I worry that earmark reform is something that Congressional minorities will always be the only ones to call for, kind of like a balanced budget, said Brian M. Riedl, a critic of earmarks at the conservative Heritage Foundation.

Dick Armey, a former leader of the House Republicans who has become a vocal critic of earmarks, said that until the party's ouster from the majority the Republican speaker and Senate majority leader told the president, in effect, This pork is our deal.

With Democrats in charge, Mr. Armey said, He looks at it now and he says, 'The speaker and the majority leader are not going to help me on my deal anyway, so I might as well fight with them.'

You have got a group of people that for the last 12 years have been saying to their members, 'If you think you are having trouble with your re-election, come to us and we will help you out in the appropriations process,' he added, arguing that lawmakers in both parties had become addicted to earmarks.

In practical terms, Congress may be so distracted that it does not send Mr. Bush any spending bills for 2009 -- a common occurrence in presidential election years. Or Congressional Democrats may wait for a new president to sign the bills.

He is probably not going to get the bills to veto, said Steve Ellis, a spokesman for Taxpayers for Common Sense, which tracks earmarks.

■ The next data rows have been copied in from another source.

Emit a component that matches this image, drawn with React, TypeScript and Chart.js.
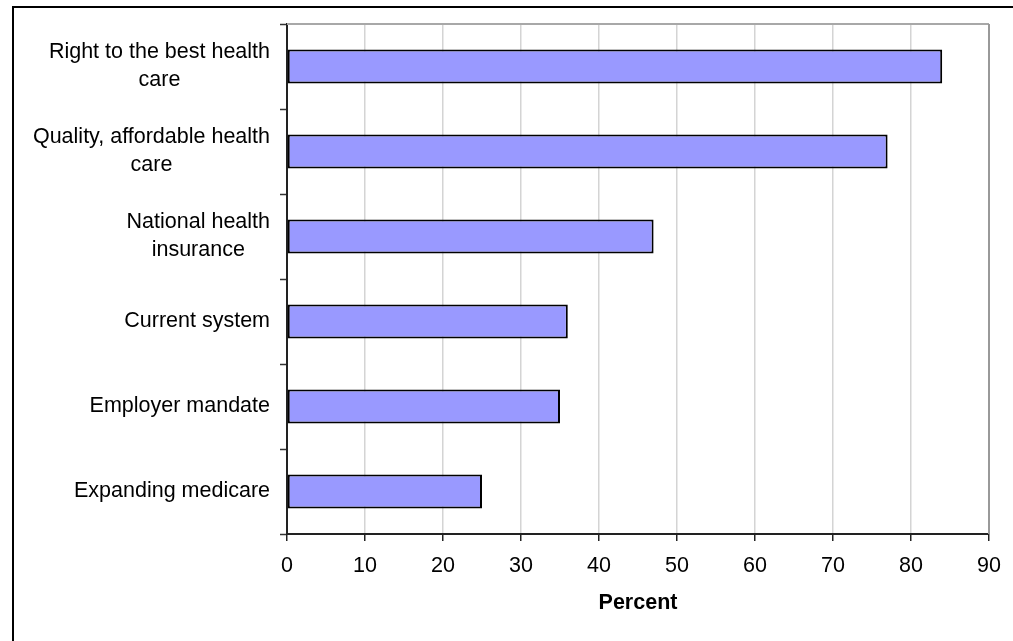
import React, { useEffect, useRef } from "react";
import { Chart, registerables } from "chart.js";

Chart.register(...registerables);

const categories: string[][] = [
  ["Right to the best health", "care"],
  ["Quality, affordable health", "care"],
  ["National health", "insurance"],
  ["Current system"],
  ["Employer mandate"],
  ["Expanding medicare"],
];
const values: number[] = [84, 77, 47, 36, 35, 25];
const xTicks: number[] = [0, 10, 20, 30, 40, 50, 60, 70, 80, 90];
const xTitle = "Percent";

const FONT = '"Liberation Sans", Arial, sans-serif';
const FS = 21.5;

const framePlugin = {
  id: "frame",
  beforeDraw(chart: any) {
    const ctx = chart.ctx;
    ctx.save();
    ctx.fillStyle = "#ffffff";
    ctx.fillRect(0, 0, chart.width, chart.height);
    ctx.strokeStyle = "#000000";
    ctx.lineWidth = 2;
    ctx.strokeRect(13, 7, chart.width + 10, chart.height + 10);
    ctx.restore();
  },
  afterDatasetsDraw(chart: any) {
    const ctx = chart.ctx;
    const a = chart.chartArea;
    ctx.save();
    ctx.strokeStyle = "#a8a8a8";
    ctx.lineWidth = 2;
    ctx.beginPath();
    ctx.moveTo(a.left, a.top);
    ctx.lineTo(a.right, a.top);
    ctx.stroke();
    ctx.strokeStyle = "#999999";
    ctx.beginPath();
    ctx.moveTo(a.right, a.top);
    ctx.lineTo(a.right, a.bottom);
    ctx.stroke();
    ctx.restore();
  },
  afterDraw(chart: any) {
    const ctx = chart.ctx;
    const y = chart.scales.y;
    const rightEdge = chart.chartArea.left - 17;
    const lh = 28;
    ctx.save();
    ctx.font = `${FS}px ${FONT}`;
    ctx.fillStyle = "#000000";
    ctx.textAlign = "center";
    ctx.textBaseline = "middle";
    categories.forEach((lines, i) => {
      const cy = y.getPixelForValue(i);
      const w = Math.max(...lines.map((l) => ctx.measureText(l).width));
      const cx = rightEdge - w / 2;
      lines.forEach((l, j) => {
        ctx.fillText(l, cx, cy + (j - (lines.length - 1) / 2) * lh);
      });
    });
    ctx.restore();
  },
};

export default function App() {
  const ref = useRef<HTMLCanvasElement>(null);
  useEffect(() => {
    document.body.style.margin = "0";
    const chart = new Chart(ref.current!, {
      type: "bar",
      data: {
        labels: categories.map((c) => c.join(" ")),
        datasets: [
          {
            data: values,
            backgroundColor: "#9999ff",
            borderColor: "#000000",
            borderWidth: 2,
            borderSkipped: false,
            barPercentage: 0.4,
            categoryPercentage: 1,
          },
        ],
      },
      options: {
        indexAxis: "y",
        animation: false,
        responsive: false,
        layout: { padding: { left: 0, top: 24, right: 24, bottom: 0 } },
        plugins: { legend: { display: false }, tooltip: { enabled: false } },
        scales: {
          x: {
            min: 0,
            max: 90,
            afterBuildTicks: (s: any) => {
              s.ticks = xTicks.map((v) => ({ value: v }));
            },
            afterFit: (s: any) => {
              s.height = 107;
            },
            ticks: {
              font: { family: FONT, size: FS },
              color: "#000000",
              padding: 12,
              maxRotation: 0,
            },
            grid: {
              color: "#d4d4d4",
              lineWidth: 1.5,
              tickColor: "#222222",
              tickLength: 7,
              tickWidth: 1.5,
            },
            border: { color: "#222222", width: 2 },
            title: {
              display: true,
              text: xTitle,
              font: { family: FONT, size: FS, weight: "bold" },
              color: "#000000",
              padding: { top: 0, bottom: 25 },
            },
          },
          y: {
            offset: true,
            afterFit: (s: any) => {
              s.width = 287;
            },
            ticks: { display: false },
            grid: {
              offset: true,
              drawOnChartArea: false,
              tickLength: 7,
              tickColor: "#333333",
              tickWidth: 1.5,
            },
            border: { color: "#222222", width: 2 },
          },
        },
      },
      plugins: [framePlugin],
    });
    return () => chart.destroy();
  }, []);
  return (
    <div style={{ position: "fixed", left: 0, top: 0, width: 1013, height: 641 }}>
      <canvas ref={ref} width={1013} height={641} />
    </div>
  );
}
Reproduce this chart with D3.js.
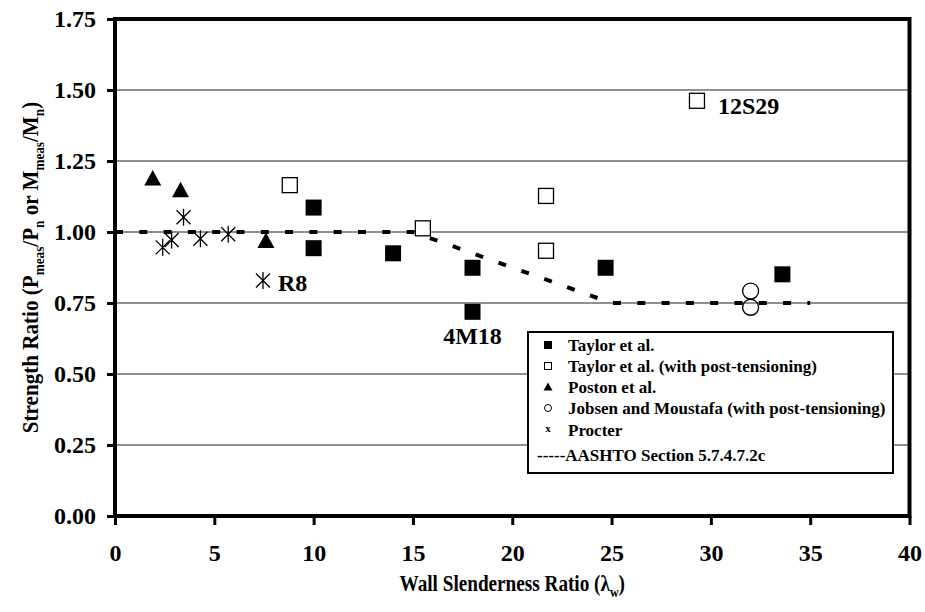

And despite Mr. Bush's instructions to ignore earmarks not included in the formal text of bills -- and thus immune to excision or amendment in floor debate -- federal agencies may still choose to spend the money anyway because the agencies will need to deal with the same Congressional spending committees for all their future budget requests, analysts and lawmakers said.

And Congress has an easy loophole: lawmakers might include a single sentence in a bill's text giving its endnotes or report the full force of law, this complying with the president's requirements without subjecting the earmarks to any additional debate.

In 2006, Democrats, then in the minority, made earmark overhaul a campaign theme. Last year, they passed laws requiring lawmakers for the first time to take public responsibility for the earmarks they added to spending bills. On Tuesday, Representative Chris Van Hollen of Maryland, chairman of the House Democrats' campaign committee, called Mr. Bush late to game.

When the president and the Republican Congress had the power to address this, they did nothing, Mr. Van Hollen said.

Since the Democrats took control, however, House Republicans have become the most vocal critics of earmarks. Mr. Bush's embrace of overhauling earmarks comes as House Republicans are calling on the Democratic leaders to join them in a moratorium on such projects.

The House Republican conference, however, blocked a proposal by its leaders to stop seeking earmarks voluntarily as a way for the party to claim the higher ground. Under a longstanding informal agreement between the parties, the minority party is allowed to distribute to its members about 40 percent of the total federal money spent on earmarks, and Republican House members did not want to give up their share.

It is unfortunate that the president move is acting so late, Mr. Flake said, But there is also the irony of saying, please save us from ourselves, as if we need adult supervision.